Last year's $2.4 million federal Byrne grant was split among seven regional task forces and a statewide drug task force.

The Northwest Drug Task Force covers Flathead, Lake and Lincoln counties and the Salish-Kootenai Tribe.

Kevin Burns, director of the local task force, said it received about $363,000 from the grant last year. It was used primarily for salaries, he said, but also contributed to some training and overtime pay for officers, he said.

The drug team is composed of two officers in Lincoln County, four Flathead County sheriff's deputies, one Kalispell Police Department officer, one Whitefish Police Department officer, two tribal officers and one Lake County sheriff's deputy.

Cutting the fund "is going to deliver a pretty heavy blow," Burns said.

"We haven't been notified exactly what the cuts are going to be," he said.

The Montana Board of Crime Control, which administers the Byrne grant, is asking the Legislature to make up for a shortfall of about $1.1 million for the fiscal year that begins in July.

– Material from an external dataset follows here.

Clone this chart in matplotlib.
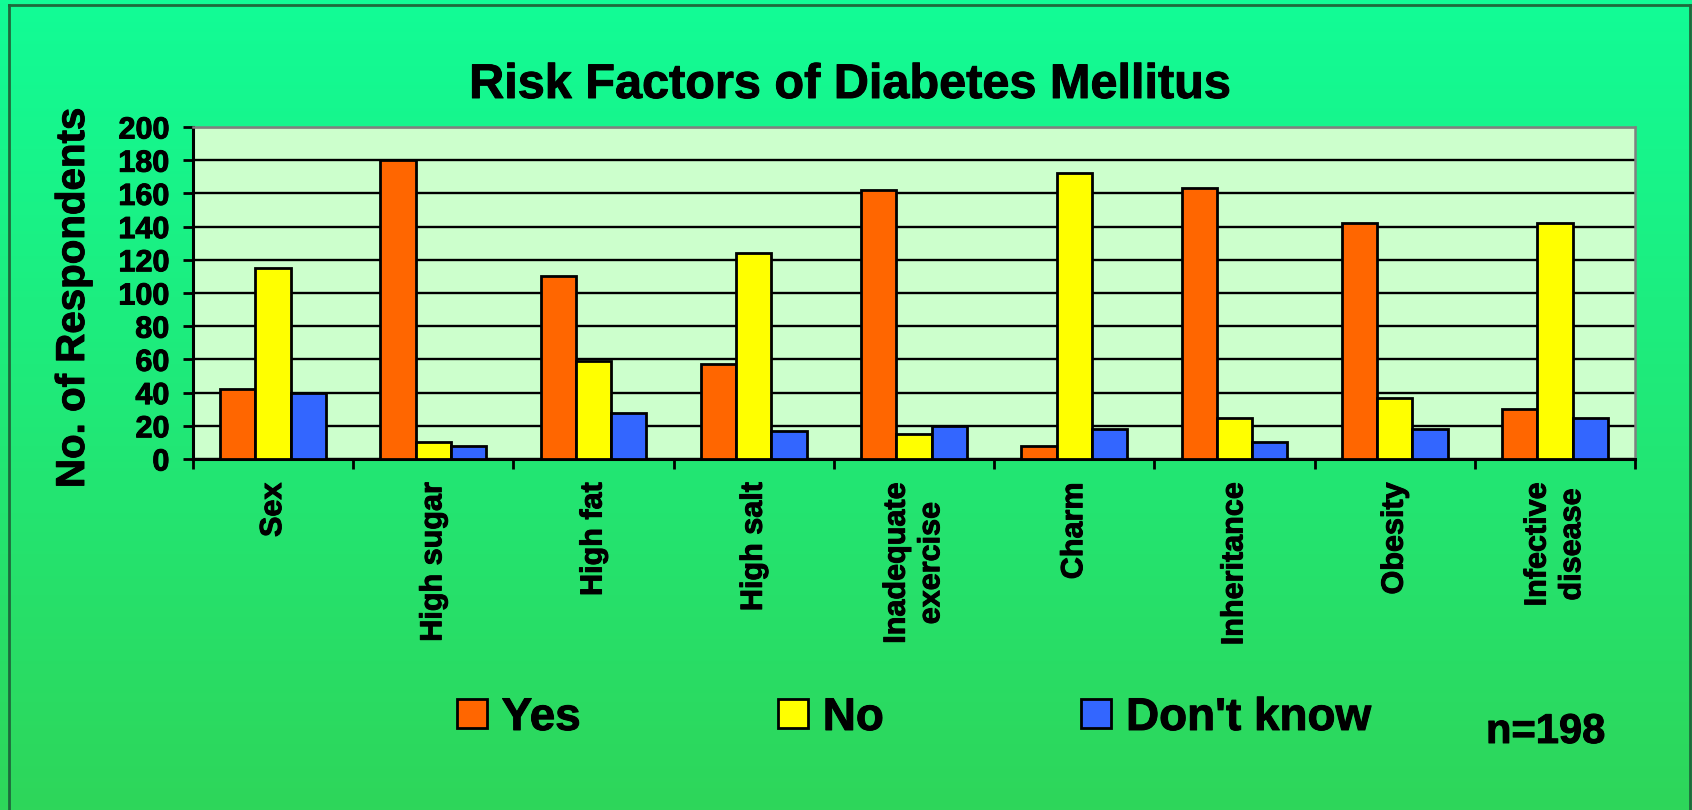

Flathead County Sheriff Jim Dupont said cutting money will likely mean eliminating some work on public drug education and rehabilitation.

Those are decisions that individual task forces will have to make, Dupont said. But the state itself will have to figure out some priorities too, he said.

"The state needs to re-evaluate the task forces it has - which are accomplishing the most in the state," he said.

"I think our task force has been one of the most successful in the state, if you base that on performance," Kalispell Police Chief Frank Garner said.

The task force has been a powerful force in the police department's efforts to reduce drug trafficking, he said.

"We definitely wouldn't be able to do it at the level we do without the task force," Garner said.

"If the Legislature isn't able to fund [the grant shortfall], some places are going to try to find the necessary funds locally," Garner said.

He estimates that a 57-percent cut represents about $19,000 to the City of Kalispell.

"It's not like any of us has a surplus" in money, he said. His department already plans to ask for more officers this year.

"At what point does the well run dry?" he asked.

And yet the work of the task force is "some of the most important work we do."

In a press release Monday, McGrath said that with the current grant expiring in five months, "drug task forces are facing extinction."

Burns said he doesn't see it that fatalistically.

"I don't see our task force going away," he said.